__GIVEN INSTRUCTION__. The lines to print start at the one containing "Emit a Python" and end at the one containing "from matplotlib.ticker import FuncFormatter"; print them exactly, ends included, and only them.

[Records with drawing code]
>>>
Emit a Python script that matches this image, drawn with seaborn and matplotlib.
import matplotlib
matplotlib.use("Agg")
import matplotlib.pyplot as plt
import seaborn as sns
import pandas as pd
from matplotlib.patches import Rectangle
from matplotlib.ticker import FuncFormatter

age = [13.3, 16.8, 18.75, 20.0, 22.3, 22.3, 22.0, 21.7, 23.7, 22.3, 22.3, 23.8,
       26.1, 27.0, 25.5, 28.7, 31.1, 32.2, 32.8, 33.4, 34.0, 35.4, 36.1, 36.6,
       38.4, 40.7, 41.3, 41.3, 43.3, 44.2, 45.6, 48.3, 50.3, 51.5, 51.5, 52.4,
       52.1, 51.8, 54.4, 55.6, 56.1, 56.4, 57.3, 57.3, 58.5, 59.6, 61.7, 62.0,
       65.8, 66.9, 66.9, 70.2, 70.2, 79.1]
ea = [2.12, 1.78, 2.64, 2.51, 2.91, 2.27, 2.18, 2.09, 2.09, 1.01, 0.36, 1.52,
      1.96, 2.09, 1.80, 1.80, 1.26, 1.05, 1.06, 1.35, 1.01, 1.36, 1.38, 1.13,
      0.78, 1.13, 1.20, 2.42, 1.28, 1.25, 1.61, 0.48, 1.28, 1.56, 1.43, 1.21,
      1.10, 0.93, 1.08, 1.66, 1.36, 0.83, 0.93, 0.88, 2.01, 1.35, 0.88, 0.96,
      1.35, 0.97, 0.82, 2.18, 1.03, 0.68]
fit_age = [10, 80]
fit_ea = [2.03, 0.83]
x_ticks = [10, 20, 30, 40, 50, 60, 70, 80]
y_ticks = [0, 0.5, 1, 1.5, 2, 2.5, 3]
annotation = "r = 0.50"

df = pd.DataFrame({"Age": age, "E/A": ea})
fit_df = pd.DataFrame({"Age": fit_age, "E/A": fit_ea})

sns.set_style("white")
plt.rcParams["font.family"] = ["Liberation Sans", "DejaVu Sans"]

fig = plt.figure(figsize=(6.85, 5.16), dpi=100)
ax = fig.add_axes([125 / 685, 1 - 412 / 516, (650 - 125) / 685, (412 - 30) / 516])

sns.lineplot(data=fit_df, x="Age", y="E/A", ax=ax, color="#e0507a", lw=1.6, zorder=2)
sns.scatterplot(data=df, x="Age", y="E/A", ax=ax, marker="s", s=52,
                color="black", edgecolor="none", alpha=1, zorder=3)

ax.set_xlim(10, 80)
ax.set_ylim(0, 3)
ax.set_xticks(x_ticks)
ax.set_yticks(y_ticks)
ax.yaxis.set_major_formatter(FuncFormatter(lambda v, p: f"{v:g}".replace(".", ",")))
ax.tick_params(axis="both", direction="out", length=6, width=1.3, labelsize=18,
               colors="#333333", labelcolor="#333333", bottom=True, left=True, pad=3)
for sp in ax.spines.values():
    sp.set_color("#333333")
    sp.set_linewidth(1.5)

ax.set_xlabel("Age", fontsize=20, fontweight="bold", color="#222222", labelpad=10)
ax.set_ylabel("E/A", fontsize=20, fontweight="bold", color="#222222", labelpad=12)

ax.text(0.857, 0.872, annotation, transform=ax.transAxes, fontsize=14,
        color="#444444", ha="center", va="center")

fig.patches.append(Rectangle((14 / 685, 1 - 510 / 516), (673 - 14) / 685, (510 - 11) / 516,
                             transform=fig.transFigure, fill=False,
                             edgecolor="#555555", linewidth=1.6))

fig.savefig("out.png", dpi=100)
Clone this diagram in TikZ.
<<<
>>>
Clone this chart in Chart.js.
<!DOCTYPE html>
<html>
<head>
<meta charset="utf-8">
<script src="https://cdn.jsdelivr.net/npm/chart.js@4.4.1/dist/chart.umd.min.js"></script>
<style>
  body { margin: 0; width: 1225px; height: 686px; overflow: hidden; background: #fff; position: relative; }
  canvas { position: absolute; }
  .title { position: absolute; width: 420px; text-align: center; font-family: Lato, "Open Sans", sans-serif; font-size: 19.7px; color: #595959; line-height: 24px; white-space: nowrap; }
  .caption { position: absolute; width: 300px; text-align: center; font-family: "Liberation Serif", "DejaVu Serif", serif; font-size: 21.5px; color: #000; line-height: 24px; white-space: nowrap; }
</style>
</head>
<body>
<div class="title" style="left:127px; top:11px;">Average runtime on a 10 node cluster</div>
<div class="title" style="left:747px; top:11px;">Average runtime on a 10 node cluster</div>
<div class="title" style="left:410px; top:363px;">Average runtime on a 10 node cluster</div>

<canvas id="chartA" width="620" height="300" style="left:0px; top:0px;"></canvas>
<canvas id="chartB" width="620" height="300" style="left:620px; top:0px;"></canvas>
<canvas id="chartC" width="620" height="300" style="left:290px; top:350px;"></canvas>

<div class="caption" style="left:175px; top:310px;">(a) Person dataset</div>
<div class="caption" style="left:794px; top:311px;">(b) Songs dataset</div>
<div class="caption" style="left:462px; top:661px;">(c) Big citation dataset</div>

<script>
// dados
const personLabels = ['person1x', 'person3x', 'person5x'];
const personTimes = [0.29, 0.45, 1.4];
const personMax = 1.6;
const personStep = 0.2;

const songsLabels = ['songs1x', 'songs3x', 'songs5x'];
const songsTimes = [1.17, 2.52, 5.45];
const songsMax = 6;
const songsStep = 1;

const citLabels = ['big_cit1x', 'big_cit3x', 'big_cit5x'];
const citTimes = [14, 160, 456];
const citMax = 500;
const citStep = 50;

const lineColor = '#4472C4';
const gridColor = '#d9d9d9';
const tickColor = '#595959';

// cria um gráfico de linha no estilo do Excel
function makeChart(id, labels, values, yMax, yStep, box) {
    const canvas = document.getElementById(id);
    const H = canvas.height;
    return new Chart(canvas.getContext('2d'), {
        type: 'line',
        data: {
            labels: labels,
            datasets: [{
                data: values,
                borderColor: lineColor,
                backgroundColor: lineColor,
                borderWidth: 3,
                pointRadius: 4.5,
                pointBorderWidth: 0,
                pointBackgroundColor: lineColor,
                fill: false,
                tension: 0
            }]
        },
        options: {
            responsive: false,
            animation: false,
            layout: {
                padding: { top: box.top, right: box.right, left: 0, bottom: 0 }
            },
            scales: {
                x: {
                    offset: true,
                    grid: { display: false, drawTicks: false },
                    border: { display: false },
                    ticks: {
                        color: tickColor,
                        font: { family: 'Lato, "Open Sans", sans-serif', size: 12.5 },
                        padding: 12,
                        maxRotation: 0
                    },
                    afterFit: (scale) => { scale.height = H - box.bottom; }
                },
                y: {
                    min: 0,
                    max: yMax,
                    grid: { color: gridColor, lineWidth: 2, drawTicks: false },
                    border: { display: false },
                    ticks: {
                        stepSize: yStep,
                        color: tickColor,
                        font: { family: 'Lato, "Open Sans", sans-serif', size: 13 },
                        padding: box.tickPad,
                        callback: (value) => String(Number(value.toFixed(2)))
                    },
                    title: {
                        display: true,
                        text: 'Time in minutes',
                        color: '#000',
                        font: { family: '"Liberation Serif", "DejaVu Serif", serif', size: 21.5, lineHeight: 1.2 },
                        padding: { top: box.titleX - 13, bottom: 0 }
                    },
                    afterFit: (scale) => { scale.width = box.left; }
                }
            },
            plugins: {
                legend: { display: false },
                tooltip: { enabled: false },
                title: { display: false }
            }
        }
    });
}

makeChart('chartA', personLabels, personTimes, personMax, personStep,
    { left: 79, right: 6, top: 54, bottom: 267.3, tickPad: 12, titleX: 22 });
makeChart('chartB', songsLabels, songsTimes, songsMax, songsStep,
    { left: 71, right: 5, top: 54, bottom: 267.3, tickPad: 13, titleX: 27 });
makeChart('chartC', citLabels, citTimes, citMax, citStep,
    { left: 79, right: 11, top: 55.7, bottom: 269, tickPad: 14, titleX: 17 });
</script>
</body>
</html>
<<<
>>>
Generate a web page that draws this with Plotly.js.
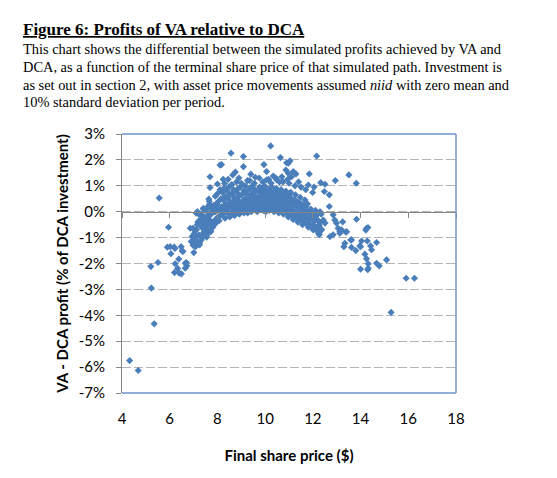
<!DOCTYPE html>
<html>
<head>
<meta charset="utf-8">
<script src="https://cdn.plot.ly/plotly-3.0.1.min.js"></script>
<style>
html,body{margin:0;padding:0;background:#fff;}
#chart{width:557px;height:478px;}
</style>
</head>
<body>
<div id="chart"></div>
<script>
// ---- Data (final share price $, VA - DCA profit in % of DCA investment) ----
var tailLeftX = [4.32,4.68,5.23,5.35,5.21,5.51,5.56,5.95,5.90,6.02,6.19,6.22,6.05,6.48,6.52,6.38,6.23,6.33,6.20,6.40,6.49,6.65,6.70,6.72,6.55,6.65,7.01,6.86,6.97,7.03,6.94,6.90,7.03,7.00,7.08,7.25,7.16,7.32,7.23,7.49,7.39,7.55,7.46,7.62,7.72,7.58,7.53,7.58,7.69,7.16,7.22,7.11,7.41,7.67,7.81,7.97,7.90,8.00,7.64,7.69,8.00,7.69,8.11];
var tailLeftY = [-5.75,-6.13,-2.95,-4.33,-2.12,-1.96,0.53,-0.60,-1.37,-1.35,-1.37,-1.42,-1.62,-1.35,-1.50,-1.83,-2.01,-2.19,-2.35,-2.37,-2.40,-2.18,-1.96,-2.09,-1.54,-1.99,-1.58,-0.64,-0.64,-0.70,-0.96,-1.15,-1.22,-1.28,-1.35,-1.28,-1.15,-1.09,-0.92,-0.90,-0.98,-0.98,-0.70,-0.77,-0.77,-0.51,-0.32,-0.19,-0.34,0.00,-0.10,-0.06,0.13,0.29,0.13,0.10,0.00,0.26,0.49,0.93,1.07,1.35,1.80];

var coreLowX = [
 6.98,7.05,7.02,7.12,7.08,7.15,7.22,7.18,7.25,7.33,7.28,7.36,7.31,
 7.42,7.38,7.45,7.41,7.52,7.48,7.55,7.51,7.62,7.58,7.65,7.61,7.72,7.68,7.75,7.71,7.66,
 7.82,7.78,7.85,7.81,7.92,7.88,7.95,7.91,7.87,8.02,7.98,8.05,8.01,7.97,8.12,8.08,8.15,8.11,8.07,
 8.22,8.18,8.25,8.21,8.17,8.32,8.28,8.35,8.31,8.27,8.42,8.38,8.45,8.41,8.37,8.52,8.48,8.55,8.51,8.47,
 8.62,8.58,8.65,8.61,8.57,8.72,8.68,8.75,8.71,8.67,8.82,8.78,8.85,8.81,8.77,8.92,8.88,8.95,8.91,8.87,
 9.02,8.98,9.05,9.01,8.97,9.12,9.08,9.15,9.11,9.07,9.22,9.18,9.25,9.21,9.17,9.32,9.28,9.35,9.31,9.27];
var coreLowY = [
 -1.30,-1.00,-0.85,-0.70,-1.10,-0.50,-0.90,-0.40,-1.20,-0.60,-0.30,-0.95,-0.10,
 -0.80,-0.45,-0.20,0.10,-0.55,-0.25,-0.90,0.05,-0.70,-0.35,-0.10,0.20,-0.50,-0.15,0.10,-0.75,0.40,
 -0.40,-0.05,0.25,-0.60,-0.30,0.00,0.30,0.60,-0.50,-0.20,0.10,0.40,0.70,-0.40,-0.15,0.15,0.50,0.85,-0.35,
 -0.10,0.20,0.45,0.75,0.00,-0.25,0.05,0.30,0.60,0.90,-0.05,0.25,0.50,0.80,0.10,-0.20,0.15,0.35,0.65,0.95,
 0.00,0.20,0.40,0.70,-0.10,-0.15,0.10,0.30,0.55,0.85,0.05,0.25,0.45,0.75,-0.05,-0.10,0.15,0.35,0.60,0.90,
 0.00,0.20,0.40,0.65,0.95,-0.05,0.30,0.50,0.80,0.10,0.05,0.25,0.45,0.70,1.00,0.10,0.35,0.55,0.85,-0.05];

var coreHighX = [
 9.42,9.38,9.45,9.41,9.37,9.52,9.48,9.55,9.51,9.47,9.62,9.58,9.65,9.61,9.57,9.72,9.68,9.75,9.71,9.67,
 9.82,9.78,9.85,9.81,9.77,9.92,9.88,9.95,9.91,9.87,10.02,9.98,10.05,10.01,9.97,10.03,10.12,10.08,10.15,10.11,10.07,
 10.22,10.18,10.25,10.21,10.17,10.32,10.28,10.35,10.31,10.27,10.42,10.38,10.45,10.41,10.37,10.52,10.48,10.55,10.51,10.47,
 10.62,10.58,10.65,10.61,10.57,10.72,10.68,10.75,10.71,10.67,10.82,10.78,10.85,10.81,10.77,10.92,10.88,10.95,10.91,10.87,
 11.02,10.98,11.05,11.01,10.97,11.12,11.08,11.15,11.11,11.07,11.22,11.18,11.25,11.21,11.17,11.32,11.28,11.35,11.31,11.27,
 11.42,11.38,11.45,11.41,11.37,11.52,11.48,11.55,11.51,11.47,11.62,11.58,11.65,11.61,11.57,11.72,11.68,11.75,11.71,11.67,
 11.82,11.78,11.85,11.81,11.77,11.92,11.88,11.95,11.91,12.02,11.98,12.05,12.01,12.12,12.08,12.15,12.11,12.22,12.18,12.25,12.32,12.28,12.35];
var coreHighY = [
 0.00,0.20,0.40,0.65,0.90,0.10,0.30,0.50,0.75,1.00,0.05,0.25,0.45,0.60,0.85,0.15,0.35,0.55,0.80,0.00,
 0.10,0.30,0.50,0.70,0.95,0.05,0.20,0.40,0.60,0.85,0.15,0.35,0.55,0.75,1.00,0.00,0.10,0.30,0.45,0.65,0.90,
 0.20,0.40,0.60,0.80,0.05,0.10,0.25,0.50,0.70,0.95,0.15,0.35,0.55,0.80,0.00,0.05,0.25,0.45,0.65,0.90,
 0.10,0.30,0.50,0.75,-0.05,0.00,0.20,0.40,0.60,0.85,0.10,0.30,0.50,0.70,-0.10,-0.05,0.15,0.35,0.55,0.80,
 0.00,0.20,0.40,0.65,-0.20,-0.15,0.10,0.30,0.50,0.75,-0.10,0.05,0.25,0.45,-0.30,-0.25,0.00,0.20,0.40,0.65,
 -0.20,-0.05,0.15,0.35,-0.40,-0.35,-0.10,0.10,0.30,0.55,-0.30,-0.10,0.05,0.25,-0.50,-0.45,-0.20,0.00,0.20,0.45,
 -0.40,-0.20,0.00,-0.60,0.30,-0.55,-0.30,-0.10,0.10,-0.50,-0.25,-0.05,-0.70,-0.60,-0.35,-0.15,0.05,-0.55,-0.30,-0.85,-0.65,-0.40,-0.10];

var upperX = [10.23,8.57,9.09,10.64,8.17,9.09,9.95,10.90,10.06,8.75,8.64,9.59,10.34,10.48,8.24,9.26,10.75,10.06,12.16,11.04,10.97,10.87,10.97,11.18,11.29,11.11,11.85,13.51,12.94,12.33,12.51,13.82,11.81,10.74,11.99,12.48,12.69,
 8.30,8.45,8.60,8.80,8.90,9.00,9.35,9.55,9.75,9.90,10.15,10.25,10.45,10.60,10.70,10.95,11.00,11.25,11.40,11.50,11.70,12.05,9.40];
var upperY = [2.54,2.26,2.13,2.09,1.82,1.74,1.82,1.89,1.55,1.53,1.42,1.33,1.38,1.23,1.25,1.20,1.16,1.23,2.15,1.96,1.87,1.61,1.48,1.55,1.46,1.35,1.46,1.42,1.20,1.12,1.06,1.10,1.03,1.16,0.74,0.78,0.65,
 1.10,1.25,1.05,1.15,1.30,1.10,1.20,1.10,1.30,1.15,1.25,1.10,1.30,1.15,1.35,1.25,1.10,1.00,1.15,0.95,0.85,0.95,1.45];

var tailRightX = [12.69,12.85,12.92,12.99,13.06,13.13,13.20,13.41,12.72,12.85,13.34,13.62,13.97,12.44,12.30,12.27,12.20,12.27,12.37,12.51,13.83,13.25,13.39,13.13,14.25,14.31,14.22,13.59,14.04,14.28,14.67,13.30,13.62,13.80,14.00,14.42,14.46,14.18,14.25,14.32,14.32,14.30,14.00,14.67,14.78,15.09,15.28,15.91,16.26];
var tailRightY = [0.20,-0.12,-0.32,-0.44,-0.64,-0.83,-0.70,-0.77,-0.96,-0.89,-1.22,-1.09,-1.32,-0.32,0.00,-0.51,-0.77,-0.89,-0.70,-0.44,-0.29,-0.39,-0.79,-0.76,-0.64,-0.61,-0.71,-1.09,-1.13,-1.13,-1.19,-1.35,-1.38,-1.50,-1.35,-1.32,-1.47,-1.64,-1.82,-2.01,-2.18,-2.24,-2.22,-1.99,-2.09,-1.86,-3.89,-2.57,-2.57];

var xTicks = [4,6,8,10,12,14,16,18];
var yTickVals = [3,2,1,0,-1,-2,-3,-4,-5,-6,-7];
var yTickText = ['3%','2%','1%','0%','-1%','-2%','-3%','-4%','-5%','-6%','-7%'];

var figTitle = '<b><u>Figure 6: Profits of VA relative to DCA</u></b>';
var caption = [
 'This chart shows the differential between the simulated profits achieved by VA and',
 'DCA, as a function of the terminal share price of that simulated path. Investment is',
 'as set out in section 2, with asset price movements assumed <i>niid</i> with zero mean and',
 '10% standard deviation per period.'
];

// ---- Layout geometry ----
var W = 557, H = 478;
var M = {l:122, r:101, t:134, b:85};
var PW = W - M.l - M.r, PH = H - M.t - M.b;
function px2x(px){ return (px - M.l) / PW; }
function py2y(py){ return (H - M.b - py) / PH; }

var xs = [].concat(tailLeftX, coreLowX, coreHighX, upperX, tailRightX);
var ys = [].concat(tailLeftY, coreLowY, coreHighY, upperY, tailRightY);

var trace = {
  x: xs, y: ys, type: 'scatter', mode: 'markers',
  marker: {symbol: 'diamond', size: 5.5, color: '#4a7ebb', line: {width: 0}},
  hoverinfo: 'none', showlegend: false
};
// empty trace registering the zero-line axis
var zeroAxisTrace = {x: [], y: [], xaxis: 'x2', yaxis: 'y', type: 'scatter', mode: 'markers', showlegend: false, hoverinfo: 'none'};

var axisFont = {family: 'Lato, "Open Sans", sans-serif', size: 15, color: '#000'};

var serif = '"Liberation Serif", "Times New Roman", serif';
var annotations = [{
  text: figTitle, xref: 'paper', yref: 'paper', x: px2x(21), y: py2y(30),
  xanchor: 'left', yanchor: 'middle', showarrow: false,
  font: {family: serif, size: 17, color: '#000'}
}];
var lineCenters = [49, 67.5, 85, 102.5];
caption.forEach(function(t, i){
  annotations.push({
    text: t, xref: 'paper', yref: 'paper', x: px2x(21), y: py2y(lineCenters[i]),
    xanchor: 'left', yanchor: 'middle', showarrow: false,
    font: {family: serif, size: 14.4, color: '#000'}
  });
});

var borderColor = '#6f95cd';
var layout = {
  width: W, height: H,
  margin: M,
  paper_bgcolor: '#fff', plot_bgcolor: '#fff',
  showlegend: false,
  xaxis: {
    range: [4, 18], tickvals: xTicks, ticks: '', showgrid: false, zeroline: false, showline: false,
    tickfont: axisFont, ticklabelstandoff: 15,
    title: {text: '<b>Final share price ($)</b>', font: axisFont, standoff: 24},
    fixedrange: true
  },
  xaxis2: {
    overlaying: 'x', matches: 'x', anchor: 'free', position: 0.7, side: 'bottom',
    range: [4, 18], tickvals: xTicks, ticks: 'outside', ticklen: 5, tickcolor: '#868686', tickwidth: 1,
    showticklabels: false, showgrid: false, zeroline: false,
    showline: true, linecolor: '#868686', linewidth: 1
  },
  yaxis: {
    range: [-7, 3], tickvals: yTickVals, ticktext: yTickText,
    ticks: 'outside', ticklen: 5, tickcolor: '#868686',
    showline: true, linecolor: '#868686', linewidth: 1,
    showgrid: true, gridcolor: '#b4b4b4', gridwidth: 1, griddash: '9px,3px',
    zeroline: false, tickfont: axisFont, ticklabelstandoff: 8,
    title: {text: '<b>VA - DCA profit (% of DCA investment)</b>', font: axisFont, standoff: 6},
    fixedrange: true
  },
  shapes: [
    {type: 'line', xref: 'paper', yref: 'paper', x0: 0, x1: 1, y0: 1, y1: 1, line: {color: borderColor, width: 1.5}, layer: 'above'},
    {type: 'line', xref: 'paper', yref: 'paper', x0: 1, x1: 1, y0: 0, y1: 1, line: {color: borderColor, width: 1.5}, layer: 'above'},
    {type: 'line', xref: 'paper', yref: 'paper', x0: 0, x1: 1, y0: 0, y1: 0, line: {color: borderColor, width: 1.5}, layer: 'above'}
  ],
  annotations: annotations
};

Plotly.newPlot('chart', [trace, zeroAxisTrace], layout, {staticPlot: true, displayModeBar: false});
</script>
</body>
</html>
<<<
__FINISHED ANSWER__.
Emit a Python script that matches this image, drawn with seaborn and matplotlib.
import matplotlib
matplotlib.use("Agg")
import matplotlib.pyplot as plt
import seaborn as sns
import pandas as pd
from matplotlib.patches import Rectangle
from matplotlib.ticker import FuncFormatter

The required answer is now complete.